How to sync your laptop code and server code

Use Github and Git for that. These are essential professional instruments and you will need to learn them at some point anyway. Create a private repository for your homework (your grade will be lowered, if the repository is public). And use git commands to synchronize your code. You will mostly only need these ones: git commit, git push, git clone, and git pull .

If you are unfamiliar with Git and Github: read this tutorial.

Git and GitHub are extremely popular. If you see an error — google it! You will find the answer way quicker than contacting a TA. But feel free to ask you questions in Slack too, especially if you do not understand the answer from Google.

If you have trouble with understanding git, please contact a TA. You can use scp command to sync your code but it can cause losing your changes if you are not careful. We advise not to use scp to sync your code, but only to use it for large file upload/download.

Setting up the environment

We strongly recommend using a code editor like VSCode or PyCharm. Jupyter Lab or Spyder are jupyter-notebook-first tools and are not well-suited to work with regular python modules. Here is a good tutorial on how to setup VSCode for Python. Both of them also support jupyter notebooks, you just need to specify which jupyter kernel you want to use (most probably its nlp_class). For VSCode you may want to additionally install a markdown extention to render files like this README.md.

You will be developing the package that is located inside transformer_mt. In order to be able to import this package from the notebooks, training script, and anywhere else, you need to

Note that even though this homework is similar to language modeling homework, the package name is different. It is transformer_mt instead of transformer_lm. If you see any references to transformer_lm contact a TA so that they would fix it.
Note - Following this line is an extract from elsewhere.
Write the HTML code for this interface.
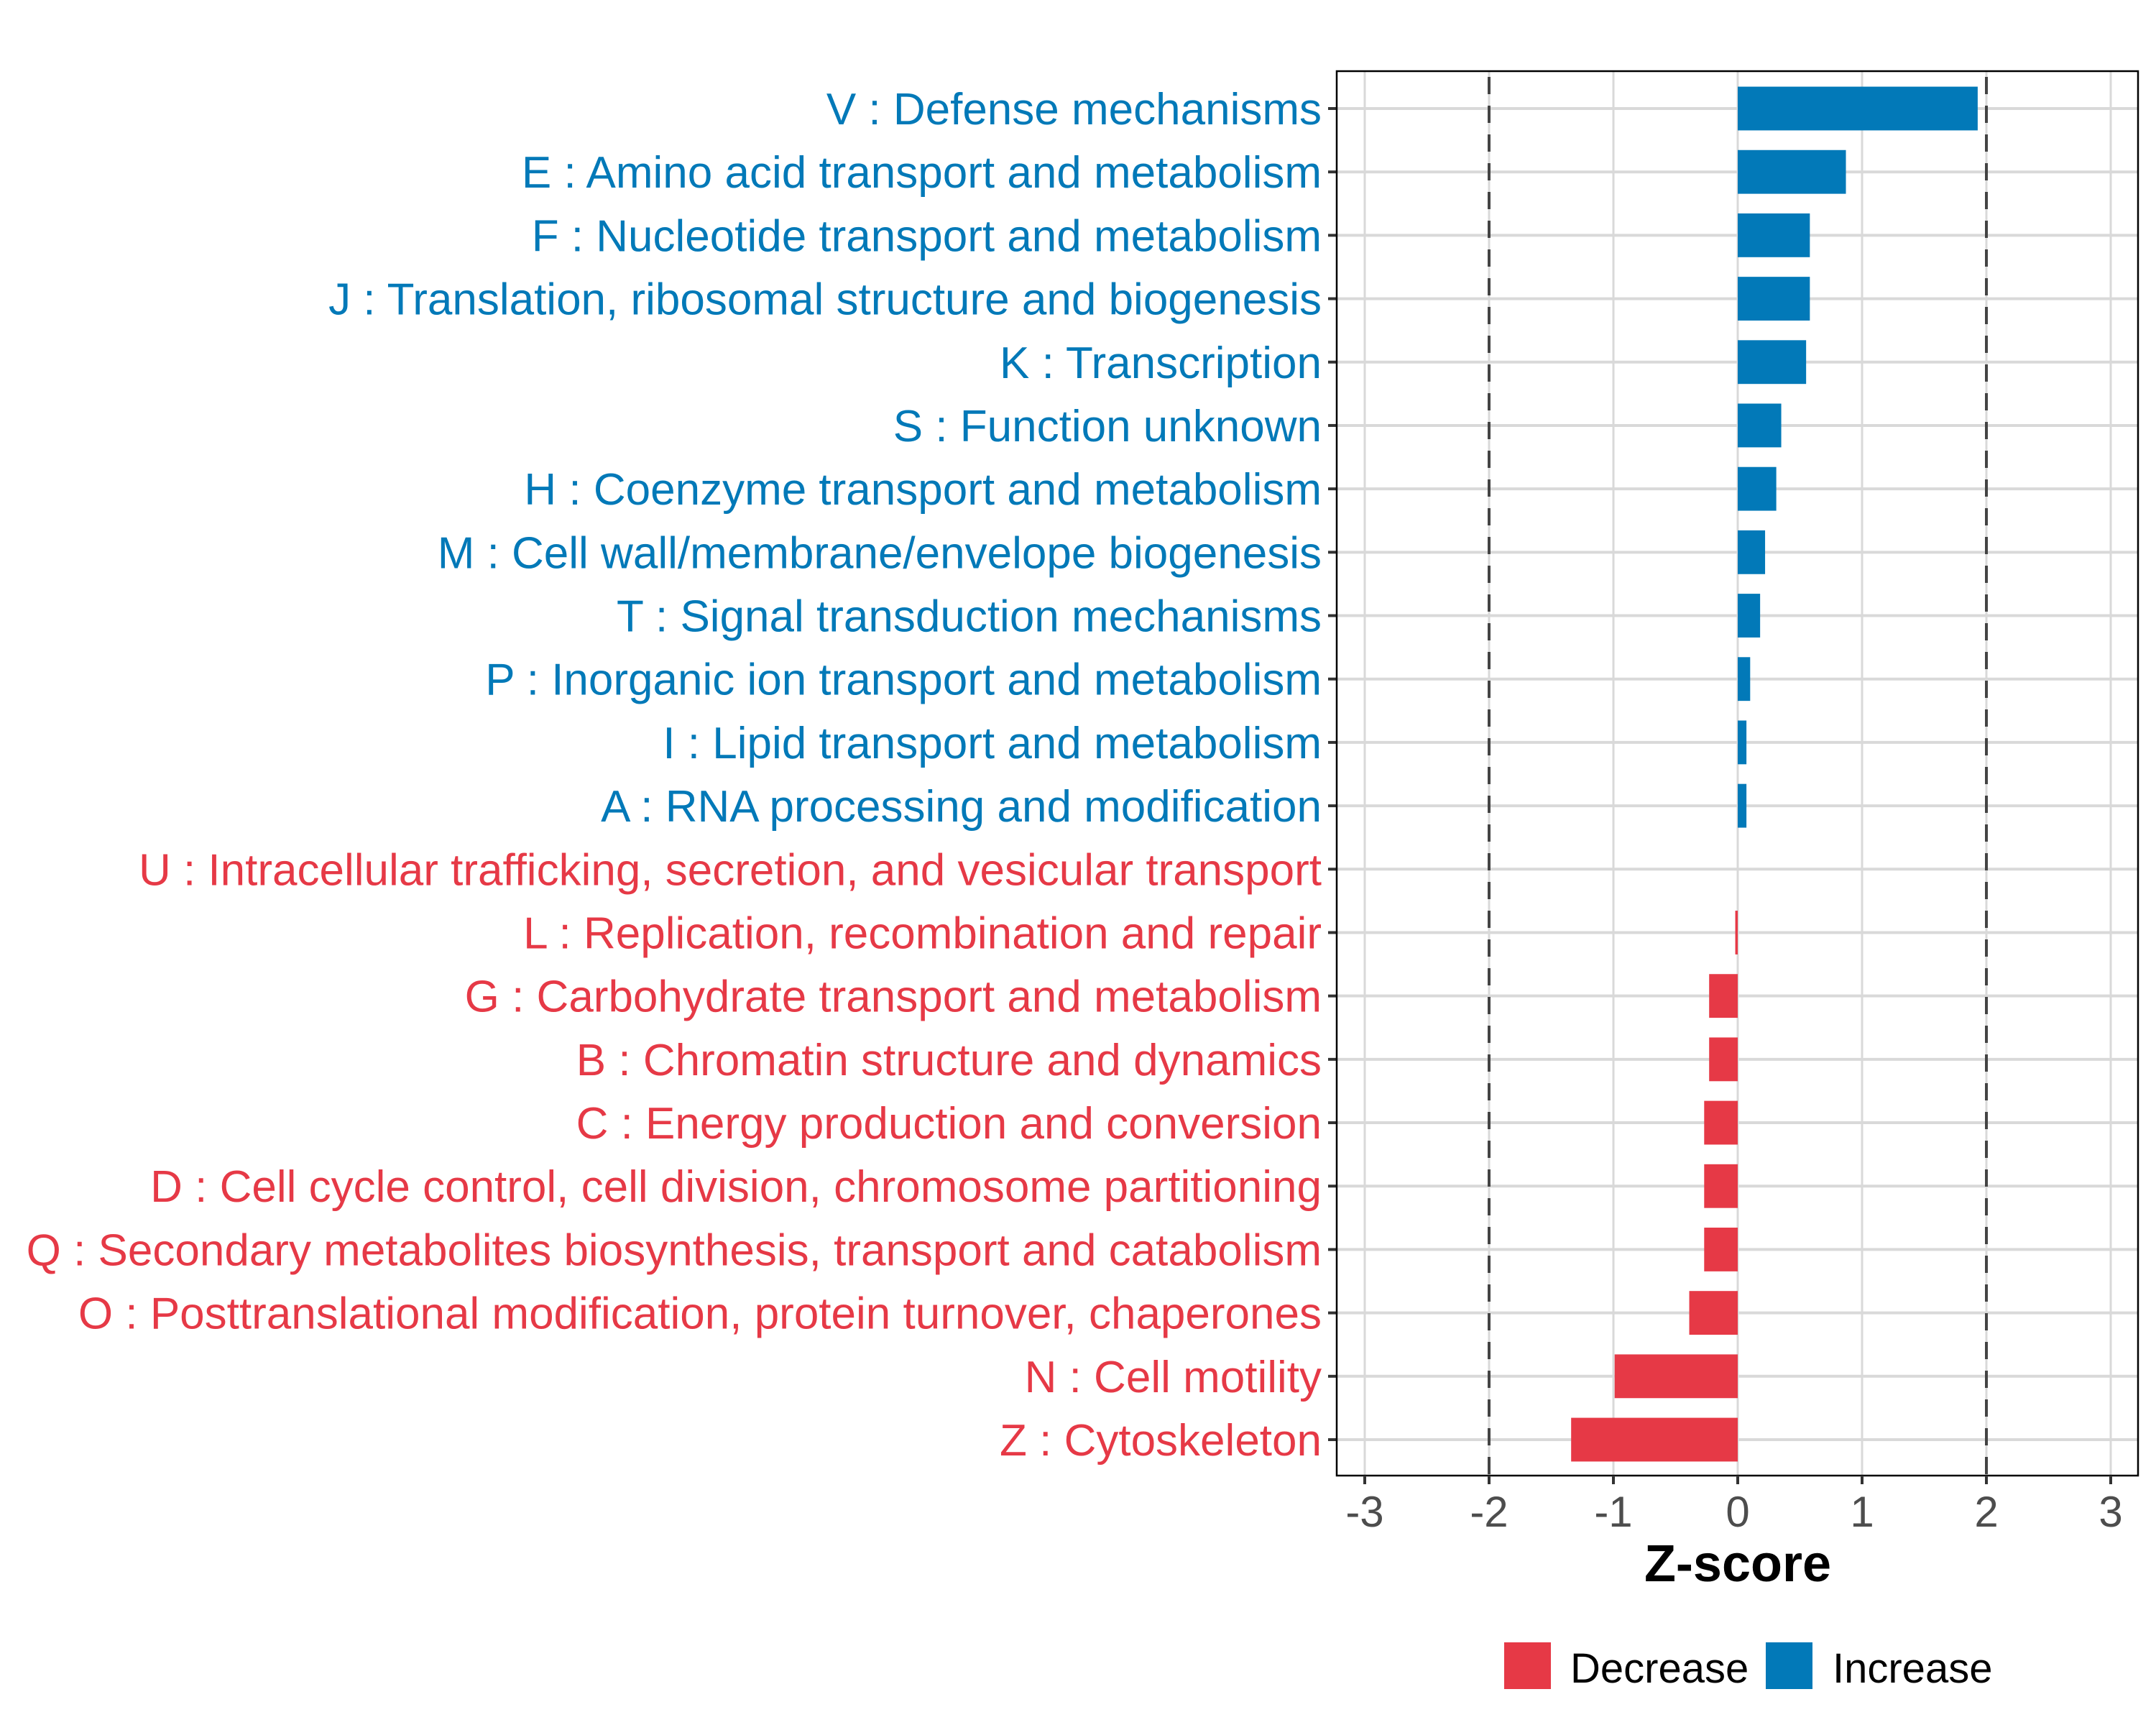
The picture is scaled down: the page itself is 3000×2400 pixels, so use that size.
<!DOCTYPE html>
<html><head><meta charset="utf-8"><style>
html,body{margin:0;padding:0;background:#fff}
svg{display:block;font-family:"Liberation Sans",sans-serif}
</style></head><body>
<svg id="chart" width="3000" height="2400" viewBox="0 0 3000 2400"></svg>
<script>
const categories=["V : Defense mechanisms","E : Amino acid transport and metabolism","F : Nucleotide transport and metabolism","J : Translation, ribosomal structure and biogenesis","K : Transcription","S : Function unknown","H : Coenzyme transport and metabolism","M : Cell wall/membrane/envelope biogenesis","T : Signal transduction mechanisms","P : Inorganic ion transport and metabolism","I : Lipid transport and metabolism","A : RNA processing and modification","U : Intracellular trafficking, secretion, and vesicular transport","L : Replication, recombination and repair","G : Carbohydrate transport and metabolism","B : Chromatin structure and dynamics","C : Energy production and conversion","D : Cell cycle control, cell division, chromosome partitioning","Q : Secondary metabolites biosynthesis, transport and catabolism","O : Posttranslational modification, protein turnover, chaperones","N : Cell motility","Z : Cytoskeleton"];
const zscores=[1.93,0.87,0.58,0.58,0.55,0.35,0.31,0.22,0.18,0.10,0.07,0.07,0.0,-0.02,-0.23,-0.23,-0.27,-0.27,-0.27,-0.39,-0.99,-1.34];
const xTicks=[-3,-2,-1,0,1,2,3];
const xTickLabels=["-3","-2","-1","0","1","2","3"];
const thresholds=[-2,2];

const NS="http://www.w3.org/2000/svg";
const svg=document.getElementById('chart');
const L=1860,R=2975,T=99,B=2053;
const RED="#e63946",BLUE="#0279b8";
function x(v){return 2418+v*173;}
const step=(2003-151)/(categories.length-1);
function y(i){return 151+i*step;}
function mk(tag,attrs,parent){const e=document.createElementNS(NS,tag);for(const k in attrs)e.setAttribute(k,attrs[k]);(parent||svg).appendChild(e);return e;}

const bg=mk('rect',{x:L,y:T,width:R-L,height:B-T,fill:'#fff'});



xTicks.forEach((t,i)=>{
  const g=mk('line',{x1:x(t),x2:x(t),y1:T,y2:B,stroke:'#d9d9d9','stroke-width':3});
  
  
});
categories.forEach((c,i)=>{
  const g=mk('line',{x1:L,x2:R,y1:y(i),y2:y(i),stroke:'#d9d9d9','stroke-width':4});
  
  
});
thresholds.forEach(t=>{
  const d=mk('line',{x1:x(t),x2:x(t),y1:T+8,y2:B,stroke:'#444','stroke-width':4,'stroke-dasharray':'24 16'});
  
  
});
const bh=step*0.69;
categories.forEach((c,i)=>{
  const v=zscores[i];
  const col=v>0?BLUE:RED;
  const r=mk('rect',{x:Math.min(x(0),x(v)),y:y(i)-bh/2,width:Math.abs(x(v)-x(0)),height:bh,fill:col});
  
  
  const tk=mk('line',{x1:L-12,x2:L,y1:y(i),y2:y(i),stroke:'#333','stroke-width':4});
  
  
  const tx=mk('text',{x:L-21,y:y(i)+22,'text-anchor':'end','font-size':62,fill:(i<12?BLUE:RED)});
  tx.textContent=c;
  
  
});
const border=mk('rect',{x:L,y:T,width:R-L,height:B-T,fill:'none',stroke:'#000','stroke-width':2.5});


xTicks.forEach((t,i)=>{
  const tk=mk('line',{x1:x(t),x2:x(t),y1:B,y2:B+12,stroke:'#333','stroke-width':4});
  
  
  const tl=mk('text',{x:x(t),y:2124,'text-anchor':'middle','font-size':60,fill:'#4d4d4d'});
  tl.textContent=xTickLabels[i];
  
  
});
const xt=mk('text',{x:x(0),y:2200,'text-anchor':'middle','font-size':72,'font-weight':'bold',fill:'#000'});
xt.textContent='Z-score';



const lg=mk('g',{});


const r1=mk('rect',{x:2093,y:2285,width:65,height:65,fill:RED},lg);


const t1=mk('text',{x:2185,y:2341,'font-size':58,fill:'#000'},lg);
t1.textContent='Decrease';


const r2=mk('rect',{x:2457,y:2285,width:65,height:65,fill:BLUE},lg);


const t2=mk('text',{x:2550,y:2341,'font-size':58,fill:'#000'},lg);
t2.textContent='Increase';


</script>
</body></html>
If you are working in a new environment (for example, a server), you need to create a new conda environment (conda create -n nlp_class python=3.7).
Activate your python environment (e.g., conda activate nlp_class).
Go to the homework directory that contains setup.py file (the same directory this README.md is in).
Install the package using the command pip install --editable .. It should download all of the dependencies and install your module.
If you are on a GPU machine, you need to install a GPU version of PyTorch. To do that, first, check what CUDA version your server has with nvidia-smi.
1. If your CUDA version is below 10.2, don’t use this server
2. If your CUDA version is below 11, run pip install torch
3. If your CUDA version is 11.X run, pip install torch==1.10.2+cu113 -f https://download.pytorch.org/whl/cu113/torch_stable.html
4. Check that pytorch-GPU works via python -c "import torch; print(torch.cuda.is_available())". If it returns False, reinstall pytorch via one of the above commands (usually this helps), if it doesn’t help, describe your problem in #discussion.
5. If you are using 30XX, A100 or A6000 GPU, you have to use CUDA 11.3 and above.
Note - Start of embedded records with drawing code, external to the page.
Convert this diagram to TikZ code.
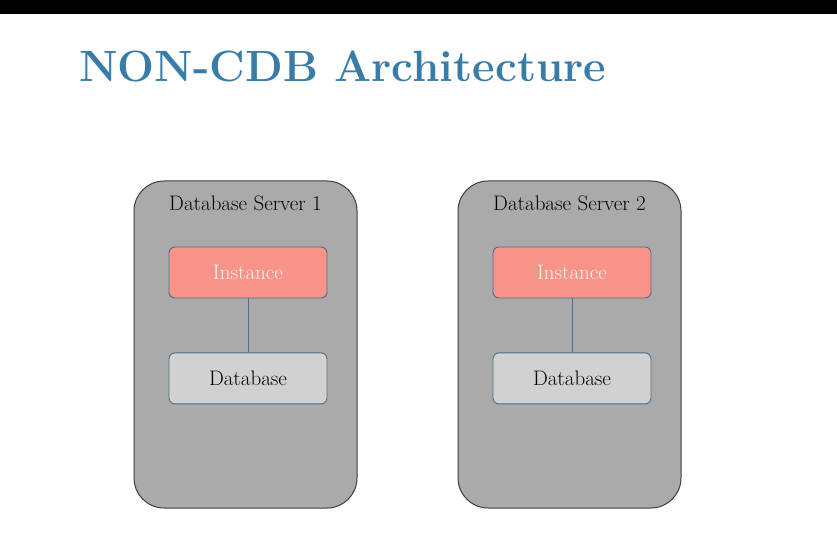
\documentclass[tikz,border=0pt]{standalone}
\usepackage{tikz}
\usepackage{xcolor}
\usetikzlibrary{positioning}

\definecolor{titleblue}{HTML}{3A7CA8}
\definecolor{srvgray}{HTML}{AAAAAA}
\definecolor{srvline}{HTML}{3C3C3C}
\definecolor{instred}{HTML}{F79388}
\definecolor{insttext}{HTML}{FFF2F0}
\definecolor{dbgray}{HTML}{D1D1D1}
\definecolor{partline}{HTML}{4D6E85}

\begin{document}
\begin{tikzpicture}[
x=1pt, y=-1pt,
server/.style = {
  draw=srvline,
  fill=srvgray,
  line width=1pt,
  rounded corners=30pt,
  minimum width=223pt,
  minimum height=327pt},
srvtitle/.style = {anchor=base, font=\fontsize{21}{24}\selectfont, text=black},
part/.style = {
  draw=partline,
  line width=0.9pt,
  rounded corners=6pt,
  minimum width=158pt,
  minimum height=51pt,
  font=\fontsize{21}{24}\selectfont},
inst/.style = {part, fill=instred, text=insttext},
db/.style = {part, fill=dbgray, text=black},
link/.style = {draw=partline, line width=0.8pt},
node distance = 54pt,
]
\useasboundingbox (0,0) rectangle (837,540);
\fill[black] (0,0) rectangle (837,14);

\node[anchor=base west, text=titleblue, inner sep=0pt,
  font=\fontsize{43.8}{50}\selectfont\bfseries] (title) at (79,82) {NON-CDB Architecture};

% first server
\node[server] (srv1) at (245.5,344.5) {};
\node[srvtitle] (name1) at (245.5,210) {Database Server 1};
\node[inst] (inst1) at (248,272.5) {Instance};
\node[db, below=of inst1] (db1) {Database};
\path[link] (inst1) -- (db1);

% second server
\node[server] (srv2) at (569.5,344.5) {};
\node[srvtitle] (name2) at (569.5,210) {Database Server 2};
\node[inst] (inst2) at (572,272.5) {Instance};
\node[db, below=of inst2] (db2) {Database};
\path[link] (inst2) -- (db2);

\end{tikzpicture}
\end{document}
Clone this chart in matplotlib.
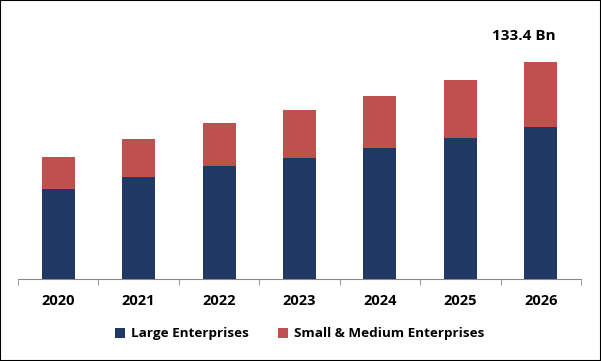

Explaining pip install -e . command: pip is the python package manager. install is the pip command to install the module. -e is the argument that says to install the module in editable mode which allows you to edit the package and import from it right away without the need to reinstall it. The final argument is . which says “the package is located in the current directory”.

Submitting this homework

NOTE: Do not add model.pt and other large files to your git repository.
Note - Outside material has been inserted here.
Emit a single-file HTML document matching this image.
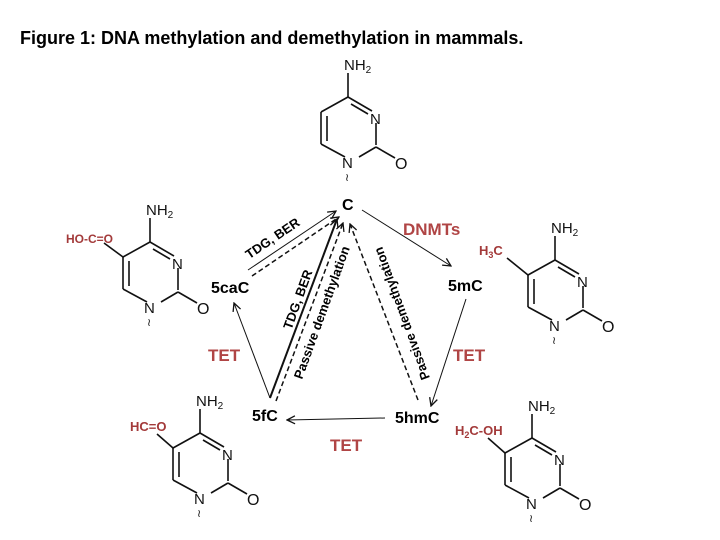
<!DOCTYPE html>
<html><head><meta charset="utf-8"><style>
html,body{margin:0;padding:0;background:#fff;}
svg{display:block;font-family:"Liberation Sans",Arial,sans-serif;}
.b{stroke:#111;stroke-width:1.6;fill:none}
.lab{font-size:12px;fill:#111}
.red{fill:#a33a3a}
.node{font-size:16px;font-weight:bold;fill:#000}
.tet{font-size:17px;font-weight:bold;fill:#b04545}
.rl{font-size:13px;font-weight:bold}
</style></head><body>
<svg width="720" height="540" viewBox="0 0 720 540">
<defs>
<marker id="ah" markerWidth="10" markerHeight="10" refX="9" refY="5" orient="auto" markerUnits="userSpaceOnUse">
<path d="M1,1 L9,5 L1,9" fill="none" stroke="#111" stroke-width="1.3"/></marker>
<g id="ring">
<line class="b" x1="0" y1="0" x2="0" y2="-24"/>
<line class="b" x1="0" y1="0" x2="24" y2="14"/>
<line class="b" x1="3" y1="7" x2="20" y2="17"/>
<line class="b" x1="28" y1="26" x2="28" y2="48"/>
<line class="b" x1="28" y1="50" x2="47" y2="61"/>
<line class="b" x1="28" y1="50" x2="11" y2="60"/>
<line class="b" x1="-3" y1="60" x2="-27" y2="47"/>
<line class="b" x1="-27" y1="47" x2="-27" y2="15"/>
<line class="b" x1="-21" y1="44" x2="-21" y2="19"/>
<line class="b" x1="-27" y1="15" x2="0" y2="0"/>
<text x="-4" y="-27" class="lab" style="font-size:15px">NH<tspan font-size="10" dy="3">2</tspan></text>
<text x="22" y="27" class="lab" style="font-size:15px">N</text>
<text x="47" y="72" class="lab" style="font-size:16px">O</text>
<text x="-6" y="71" class="lab" style="font-size:15px">N</text>
<text x="-3" y="84" class="lab" style="font-size:11px">≀</text>
</g>
</defs>
<text x="20" y="44" style="font-size:18px;font-weight:bold">Figure 1: DNA methylation and demethylation in mammals.</text>

<use href="#ring" x="348" y="97"/>
<use href="#ring" x="150" y="242"/>
<line class="b" x1="123" y1="257" x2="104" y2="243"/>
<text x="66" y="243" class="lab red" style="font-size:12px;font-weight:bold">HO-C=O</text>
<use href="#ring" x="555" y="260"/>
<line class="b" x1="528" y1="275" x2="507" y2="258"/>
<text x="479" y="255" class="lab red" style="font-size:13px;font-weight:bold">H<tspan font-size="9" dy="3">3</tspan><tspan dy="-3">C</tspan></text>
<use href="#ring" x="200" y="433"/>
<line class="b" x1="173" y1="448" x2="157" y2="434"/>
<text x="130" y="431" class="lab red" style="font-size:13px;font-weight:bold">HC=O</text>
<use href="#ring" x="532" y="438"/>
<line class="b" x1="505" y1="453" x2="488" y2="438"/>
<text x="455" y="435" class="lab red" style="font-size:13px;font-weight:bold">H<tspan font-size="9" dy="3">2</tspan><tspan dy="-3">C-OH</tspan></text>

<text x="342" y="210" class="node">C</text>
<text x="211" y="293" class="node">5caC</text>
<text x="448" y="291" class="node">5mC</text>
<text x="252" y="421" class="node">5fC</text>
<text x="395" y="423" class="node">5hmC</text>

<text x="403" y="235" class="tet">DNMTs</text>
<text x="208" y="361" class="tet">TET</text>
<text x="453" y="361" class="tet">TET</text>
<text x="330" y="451" class="tet">TET</text>

<g stroke="#111" fill="none" stroke-width="1">
<line x1="362" y1="210" x2="451" y2="266" marker-end="url(#ah)"/>
<line x1="466" y1="299" x2="431" y2="406" marker-end="url(#ah)"/>
<line x1="385" y1="418" x2="287" y2="420" marker-end="url(#ah)"/>
<line x1="270" y1="398" x2="234" y2="303" marker-end="url(#ah)"/>
<line x1="248" y1="270" x2="336" y2="211" marker-end="url(#ah)"/>
<line x1="252" y1="276" x2="339" y2="217" stroke-dasharray="5,3" stroke-width="1.5" marker-end="url(#ah)"/>
<line x1="270" y1="398" x2="337" y2="219" stroke-width="2" marker-end="url(#ah)"/>
<line x1="276" y1="401" x2="343" y2="223" stroke-dasharray="5,3" stroke-width="1.5" marker-end="url(#ah)"/>
<line x1="418" y1="400" x2="350" y2="224" stroke-dasharray="5,3" stroke-width="1.5" marker-end="url(#ah)"/>
</g>
<text transform="translate(275,242) rotate(-34)" class="rl" text-anchor="middle">TDG, BER</text>
<text transform="translate(302,301) rotate(-70)" class="rl" text-anchor="middle">TDG, BER</text>
<text transform="translate(326,314) rotate(-70)" class="rl" text-anchor="middle">Passive demethylation</text>
<text transform="translate(406,312) rotate(-110)" class="rl" text-anchor="middle">Passive demethylation</text>
</svg>
</body></html>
Restart your .ipynb notebooks and execute them top-to-bottom via the “Restart and run all” button. Not executed notebooks or the notebooks with the cells not executed in order will receive 0 points.
If you are using GitHub, add github.com/guitaricet and github.com/NamrataRShivagunde to your repository collaborators, so we could access your code. Push your last changes (including the executed notebooks) and submit the link to your GitHub repository to the Blackboard.
If you are not using GitHub, delete output_dir (or move its contents somewhere else if you want to reuse them later) and wandb directories. Zip this directory and submit the archive to the Blackboard.
Submit a link to your best wandb run to the Blackboard too. You will be evaluated based on the BLEU score of your model. Make sure your wandb project is public.